What scares Michelman and other abortion-rights activists is not the number, the political strength, or the publicity skills of Operation Rescue's members. It's their moral certitude. Unlike George Bush, who supports a constitutional amendment to ban abortion but cautions activists to "stay within the law," the militants of Operation Rescue want to do something now to stop what they consider the murder of innocent human beings.

One need not share that premise to recognize that, once accepted, it logically leads (at the very least) to the sort of intervention practiced by the protesters in Wichita. Yet most abortion-rights advocates ignore the connection, for fear of lending legitimacy to the other side. Thus they use misleading arguments when they try to deny parallels between the antiabortion movement and the efforts of abolitionists or civil-rights activists.

In a September 4 Wall Street Journal op-ed piece, for example, former NOW official Jacquelyn Washington condemns attempts by "the outrageous hoodlums of Operation Rescue" to draw on the moral authority of Martin Luther King Jr. "The right to choose an abortion is legal in Wichita," she writes. "Those women who are going into the clinic are doing something that has been determined as their right to do. Such a decision should be respected, even by those who disagree with the law."

The obvious question is, Why? Antiabortion activists would be quick to point out that, prior to passage of the 13th and 14th Amendments, the right to own a slave was also legal. And prior to Brown v. Board of Education, "separate but equal" was a perfectly respectable legal doctrine. Yet who today would argue that Americans therefore once had a moral obligation to return fugitive slaves or observe racial segregation?

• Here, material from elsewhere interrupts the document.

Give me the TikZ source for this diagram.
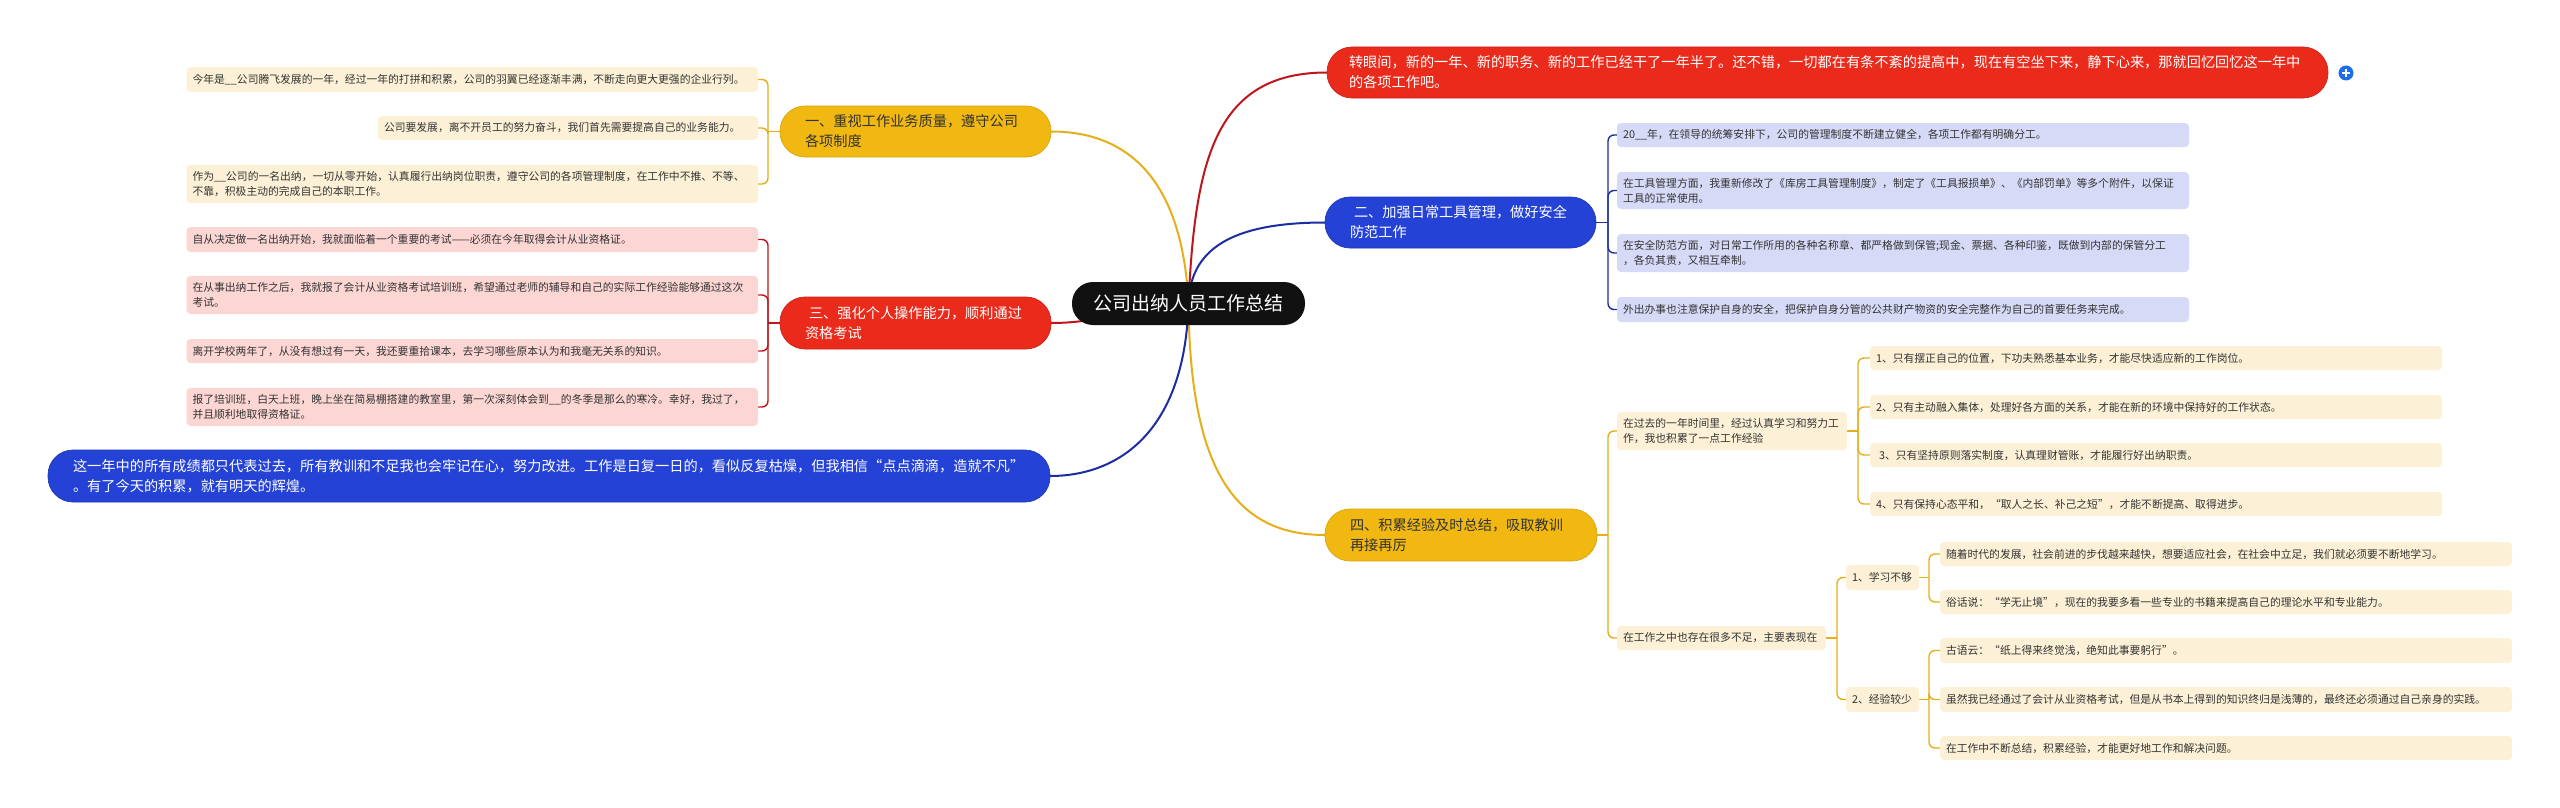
\documentclass[tikz,border=0pt]{standalone}
\usepackage{fontspec}
\setmainfont{Noto Sans CJK SC}
\usetikzlibrary{backgrounds}
\definecolor{rootc}{RGB}{17,17,17}
\definecolor{redc}{RGB}{234,43,28}
\definecolor{bluec}{RGB}{37,66,214}
\definecolor{yelc}{RGB}{240,184,16}
\definecolor{redl}{RGB}{251,214,211}
\definecolor{bluel}{RGB}{214,218,247}
\definecolor{yell}{RGB}{252,241,214}
\definecolor{redln}{RGB}{190,22,28}
\definecolor{blueln}{RGB}{28,45,160}
\definecolor{yelln}{RGB}{230,175,25}
\definecolor{txt}{RGB}{51,51,51}
\definecolor{plusc}{RGB}{28,110,232}
\begin{document}
\begin{tikzpicture}[x=1pt,y=-1pt,
  every node/.style={inner sep=0pt, outer sep=0pt},
  leaf/.style={anchor=north west, rounded corners=4pt, inner xsep=6pt, inner ysep=0pt,
    align=left, text=txt, font=\fontsize{10.8}{15}\selectfont},
  lw/.style={minimum width=571.5pt, text width=559.5pt},
  rw/.style={minimum width=572pt, text width=560pt},
  yleaf/.style={leaf, fill=yell},
  rleaf/.style={leaf, fill=redl},
  bleaf/.style={leaf, fill=bluel},
  branch/.style={anchor=north west, rounded corners=25pt, inner xsep=25pt, inner ysep=0pt,
    align=left, font=\fontsize{14.2}{20}\selectfont, minimum height=51pt, line width=0.7pt},
  rootnode/.style={anchor=north west, rounded corners=21pt, fill=rootc, text=white,
    minimum width=233pt, minimum height=43pt, font=\fontsize{19}{22}\selectfont},
  main/.style={line width=2pt},
  ylink/.style={draw=yelln, line width=1.4pt, rounded corners=6pt},
  rlink/.style={draw=redln, line width=1.4pt, rounded corners=6pt},
  blink/.style={draw=blueln, line width=1.4pt, rounded corners=6pt}
]
\useasboundingbox (0,0) rectangle (2560,808);

% root
\node[rootnode] (root) at (1072,282) {公司出纳人员工作总结};

% left branches
\node[branch, fill=yelc, draw=yelc!90!black, text=txt, minimum width=271pt, text width=221pt] (y1) at (780,106)
  {一、重视工作业务质量，遵守公司\\各项制度};
\node[branch, fill=redc, draw=redc!85!black, text=white, minimum width=271pt, text width=221pt, minimum height=52pt] (r3) at (780,297)
  {\hspace*{4pt}三、强化个人操作能力，顺利通过\\资格考试};
\node[branch, fill=bluec, draw=bluec!85!black, text=white, minimum width=1002pt, text width=952pt, minimum height=52pt] (bb) at (48,450)
  {这一年中的所有成绩都只代表过去，所有教训和不足我也会牢记在心，努力改进。工作是日复一日的，看似反复枯燥，但我相信“点点滴滴，造就不凡”\\。有了今天的积累，就有明天的辉煌。};

% right branches
\node[branch, fill=redc, draw=redc!85!black, text=white, minimum width=1001pt, inner xsep=22pt, text width=957pt] (r1) at (1327,47)
  {转眼间，新的一年、新的职务、新的工作已经干了一年半了。还不错，一切都在有条不紊的提高中，现在有空坐下来，静下心来，那就回忆回忆这一年中\\的各项工作吧。};
\node[branch, fill=bluec, draw=bluec!85!black, text=white, minimum width=271pt, text width=221pt] (b2) at (1325,197)
  {\hspace*{4pt}二、加强日常工具管理，做好安全\\防范工作};
\node[branch, fill=yelc, draw=yelc!90!black, text=txt, minimum width=272pt, text width=222pt, minimum height=52pt] (y4) at (1325,509)
  {四、积累经验及时总结，吸取教训\\再接再厉};

% plus icon
\node[circle, fill=plusc, minimum size=15pt] (plus) at (2346,73) {};
\draw[white, line width=1.8pt] ([xshift=-4pt]plus.center) -- ([xshift=4pt]plus.center);
\draw[white, line width=1.8pt] ([yshift=-4pt]plus.center) -- ([yshift=4pt]plus.center);

% left leaves (yellow)
\node[yleaf, lw, minimum height=25pt] (l11) at (186.5,67)
  {今年是\_\_公司腾飞发展的一年，经过一年的打拼和积累，公司的羽翼已经逐渐丰满，不断走向更大更强的企业行列。};
\node[yleaf, minimum width=380pt, text width=368pt, minimum height=24pt] (l12) at (378,116)
  {公司要发展，离不开员工的努力奋斗，我们首先需要提高自己的业务能力。};
\node[yleaf, lw, minimum height=38pt] (l13) at (186.5,165)
  {作为\_\_公司的一名出纳，一切从零开始，认真履行出纳岗位职责，遵守公司的各项管理制度，在工作中不推、不等、\\不靠，积极主动的完成自己的本职工作。};

% left leaves (red)
\node[rleaf, lw, minimum height=25pt] (l31) at (186.5,227)
  {自从决定做一名出纳开始，我就面临着一个重要的考试——必须在今年取得会计从业资格证。};
\node[rleaf, lw, minimum height=38pt] (l32) at (186.5,276)
  {在从事出纳工作之后，我就报了会计从业资格考试培训班，希望通过老师的辅导和自己的实际工作经验能够通过这次\\考试。};
\node[rleaf, lw, minimum height=24pt] (l33) at (186.5,339)
  {离开学校两年了，从没有想过有一天，我还要重拾课本，去学习哪些原本认为和我毫无关系的知识。};
\node[rleaf, lw, minimum height=38pt] (l34) at (186.5,388)
  {报了培训班，白天上班，晚上坐在简易棚搭建的教室里，第一次深刻体会到\_\_的冬季是那么的寒冷。幸好，我过了，\\并且顺利地取得资格证。};

% right leaves (blue)
\node[bleaf, rw, minimum height=24pt] (l21) at (1617,123)
  {20\_\_年，在领导的统筹安排下，公司的管理制度不断建立健全，各项工作都有明确分工。};
\node[bleaf, rw, minimum height=37pt] (l22) at (1617,172)
  {在工具管理方面，我重新修改了《库房工具管理制度》，制定了《工具报损单》、《内部罚单》等多个附件，以保证\\工具的正常使用。};
\node[bleaf, rw, minimum height=38pt] (l23) at (1617,234)
  {在安全防范方面，对日常工作所用的各种名称章、都严格做到保管;现金、票据、各种印鉴，既做到内部的保管分工\\，各负其责，又相互牵制。};
\node[bleaf, rw, minimum height=25pt] (l24) at (1617,297)
  {外出办事也注意保护自身的安全，把保护自身分管的公共财产物资的安全完整作为自己的首要任务来完成。};

% right yellow subtree
\node[yleaf, minimum width=230pt, text width=218pt, minimum height=38pt] (s1) at (1617,412)
  {在过去的一年时间里，经过认真学习和努力工\\作，我也积累了一点工作经验};
\node[yleaf, rw, minimum height=24pt] (l411) at (1870,346)
  {1、只有摆正自己的位置，下功夫熟悉基本业务，才能尽快适应新的工作岗位。};
\node[yleaf, rw, minimum height=24pt] (l412) at (1870,395)
  {2、只有主动融入集体，处理好各方面的关系，才能在新的环境中保持好的工作状态。};
\node[yleaf, rw, minimum height=24pt] (l413) at (1870,443)
  {\hspace*{3pt}3、只有坚持原则落实制度，认真理财管账，才能履行好出纳职责。};
\node[yleaf, rw, minimum height=24pt] (l414) at (1870,492)
  {4、只有保持心态平和，“取人之长、补己之短”，才能不断提高、取得进步。};

\node[yleaf, minimum width=209pt, text width=197pt, minimum height=24pt] (s2) at (1617,626)
  {在工作之中也存在很多不足，主要表现在};
\node[yleaf, minimum width=73pt, text width=61pt, minimum height=25pt] (s21) at (1846,565)
  {1、学习不够};
\node[yleaf, minimum width=73pt, text width=61pt, minimum height=25pt] (s22) at (1846,687)
  {2、经验较少};
\node[yleaf, rw, minimum height=24pt] (l2a) at (1940,542)
  {随着时代的发展，社会前进的步伐越来越快，想要适应社会，在社会中立足，我们就必须要不断地学习。};
\node[yleaf, rw, minimum height=24pt] (l2b) at (1940,590)
  {俗话说：“学无止境”，现在的我要多看一些专业的书籍来提高自己的理论水平和专业能力。};
\node[yleaf, rw, minimum height=25pt] (l2c) at (1940,638)
  {古语云：“纸上得来终觉浅，绝知此事要躬行”。};
\node[yleaf, rw, minimum height=25pt] (l2d) at (1940,687)
  {虽然我已经通过了会计从业资格考试，但是从书本上得到的知识终归是浅薄的，最终还必须通过自己亲身的实践。};
\node[yleaf, rw, minimum height=24pt] (l2e) at (1940,736)
  {在工作中不断总结，积累经验，才能更好地工作和解决问题。};

\begin{pgfonlayer}{background}
\fill[white] (0,0) rectangle (2560,808);
% main connectors
\draw[main, redln] (root.center) .. controls (1195,160) and (1215,72.5) .. (r1.west);
\draw[main, yelln] (root.center) .. controls (1182,170) and (1120,131.5) .. (y1.east);
\draw[main, blueln] (root.center) .. controls (1190,250) and (1230,222.5) .. (b2.west);
\draw[main, yelln] (root.center) .. controls (1190,470) and (1235,535) .. (y4.west);
\draw[main, blueln] (root.center) .. controls (1185,430) and (1120,476) .. (bb.east);
\draw[main, redln] (root.center) .. controls (1120,310) and (1100,323) .. (r3.east);

% brackets
\draw[ylink] (y1.west) -- ++(-12,0) coordinate (j1);
\foreach \n in {l11,l12,l13} \draw[ylink] (j1) |- (\n.east);
\draw[rlink] (r3.west) -- ++(-12,0) coordinate (j3);
\foreach \n in {l31,l32,l33,l34} \draw[rlink] (j3) |- (\n.east);
\draw[blink] (b2.east) -- ++(12,0) coordinate (j2);
\foreach \n in {l21,l22,l23,l24} \draw[blink] (j2) |- (\n.west);
\draw[ylink] (y4.east) -- ++(11,0) coordinate (j4);
\foreach \n in {s1,s2} \draw[ylink] (j4) |- (\n.west);
\draw[ylink] (s1.east) -- ++(11,0) coordinate (j41);
\foreach \n in {l411,l412,l413,l414} \draw[ylink] (j41) |- (\n.west);
\draw[ylink] (s2.east) -- ++(11,0) coordinate (j42);
\foreach \n in {s21,s22} \draw[ylink] (j42) |- (\n.west);
\draw[ylink] (s21.east) -- ++(10,0) coordinate (j421);
\foreach \n in {l2a,l2b} \draw[ylink] (j421) |- (\n.west);
\draw[ylink] (s22.east) -- ++(10,0) coordinate (j422);
\foreach \n in {l2c,l2d,l2e} \draw[ylink] (j422) |- (\n.west);
\end{pgfonlayer}
\end{tikzpicture}
\end{document}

Abolitionists and civil-rights activists believed the law was unjust, and they acted accordingly. They rejected the notion that "those who disagree with the law" should nonetheless obey it. So, too, Operation Rescue. But while virtually everyone today agrees that slavery and segregation were wrong, very few Americans agree that an embryo is a person, with a right to life, from the moment of conception.

Still, many would recognize that third trimester abortions, which one of the Wichita clinics performs, are not that much different from infanticide. The fact that such abortions are very rare is beside the point. The question is, By what moral principle can we distinguish between aborting a fetus at seven or eight months and killing a premature baby born at the same stage of development?

Do not expect abortion-rights activists to address such questions. They keep responding to the moral arguments of their opponents by citing statutes and court decisions. They seem oblivious to the fact that the abortion debate is not about what the law is but about what it should be. By forsaking persuasion and dodging the real issue, they do us all a disservice.